Deuxièmement, finaliser la réglementation sur les émissions de méthane dans le secteur pétrogazier. La réduction des émissions de méthane, un gaz à effet de serre particulièrement puissant, est une bonne nouvelle. Nous savons comment réduire ces émissions libérées lors de la production de pétrole et de gaz et leur transport par oléoduc et gazoduc, et cette solution est économiquement viable. En fait, la Saskatchewan, l’Alberta et la Colombie-Britannique ont déjà réduit ces émissions de plus de la moitié en moins de dix ans. Le précédent gouvernement fédéral a presque complété le travail en publiant l’été dernier un projet de règlement exigeant une réduction des émissions de méthane liées au pétrole et au gaz de l’ordre de 75 % d’ici 2030. Grâce à l’action conjointe d’Ottawa et des provinces, le secteur pétrolier et gazier est sur la voie d’atteindre cet objectif. D’après notre modélisation, le Canada peut aller encore plus loin pour atteindre 80 % de réduction; le gouvernement fédéral devrait considérer imposer cette nouvelle cible. Certaines provinces ont déjà intensifié leurs actions. La Colombie-Britannique s’est par exemple engagée à réduire à près de zéro les émissions de méthane provenant de toutes les activités industrielles d’ici 2035.

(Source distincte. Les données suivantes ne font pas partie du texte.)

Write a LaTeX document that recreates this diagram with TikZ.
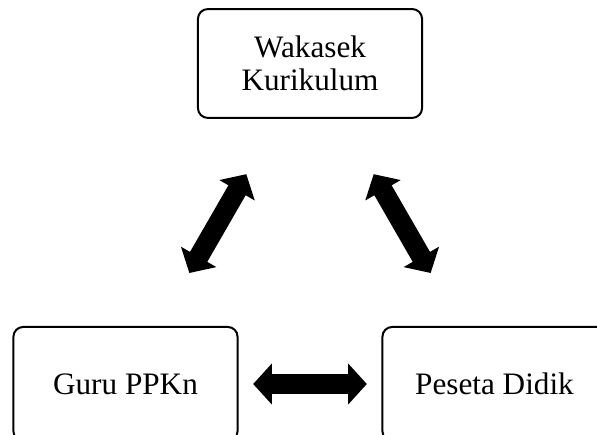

Troisièmement, finaliser le crédit d’impôt à l’investissement pour l’électricité propre. L’électrification de l’économie canadienne avec une énergie propre sera déterminante pour notre succès dans la réduction des émissions nationales et pour attirer des investissements. Cela nécessitera une importante expansion des infrastructures électriques intra- et interprovinciales, mais aussi des incitatifs à l’investissement tels que les crédits d’impôt à l’investissement. Alors que les autres crédits d’impôts à l’investissement fédéraux ont été promulgués l’été dernier, celui pour l’électricité propre est toujours en attente. Finaliser cette politique longtemps promise profitera à toutes les provinces et à tous les territoires en leur offrant des milliards de dollars pour en soutien à l’investissement pour moderniser leurs réseaux, ce qui permettra, au bout du compte à faire baisser les factures d’énergie. Le crédit d’impôt pour l’électricité propre est également le seul de son genre à rendre éligibles les entités exonérées d’impôt, ce qui incitera des investisseurs, notamment les Premières nations, les municipalités et les fonds de pension.
Finalement, établir une taxonomie climatique canadienne pour le secteur financier. Les décisions d’investissement sont plus que jamais influencées par les changements climatiques, qu’il s’agisse de la perturbation des chaînes d’approvisionnement, des coûts plus élevés liés aux impacts climatiques plus fréquents et plus graves, ou de l’évolution rapide des coûts des énergies et des technologies propres. Une taxonomie nationale du climat – un ensemble de critères bien définis pour déterminer quelles activités et quels actifs contribuent à l’atteinte des objectifs climatiques – donnera aux investisseurs l’approche normalisée dont ils ont besoin pour évaluer ces risques matériels et ces opportunités par rapport à leur résultat net. Ce type de politique est déjà en place ou en cours d’élaboration dans plus de 30 juridictions à travers le monde. En fin de compte, une taxonomie climatique renforcera la capacité de notre pays à attirer les investissements. Le gouvernement fédéral a approuvé l’automne dernier l’approche recommandée par les plus grandes institutions financières du Canada, qui comprenait un cadre de référence mondial pour classer les activités à forte intensité d’émissions sur la voie de l’objectif « zéro émission ». La prochaine étape consiste à mettre en place un organisme indépendant doté d’un financement stable pour fournir au marché les orientations dont il a tant besoin.
Ensemble, ces quatre mesures permettront de capitaliser sur les succès passés dans la lutte aux changements climatiques au pays, qui ont permis de ramener les émissions nationales au niveau où elles se trouvaient dans les années 1990, c’est-à-dire au-delà de 8 % en dessous des niveaux de 2005 selon les chiffres les plus récents. Il reste encore beaucoup à faire pour préparer le Canada au succès dans une économie mondiale qui s’ajuste rapidement aux nouvelles perturbations commerciales, tandis que la transition inévitable à des technologies énergétiques propres continue de s’accélérer à l’échelle mondiale. Bien que la lutte contre les changements climatiques soit un défi de plusieurs décennies, le Canada peut faire beaucoup dès maintenant. Les cent prochains jours offrent amplement de temps pour mettre en œuvre les quatre actions qui, selon nous, devraient figurer en tête de liste des priorités climatiques du nouveau gouvernement.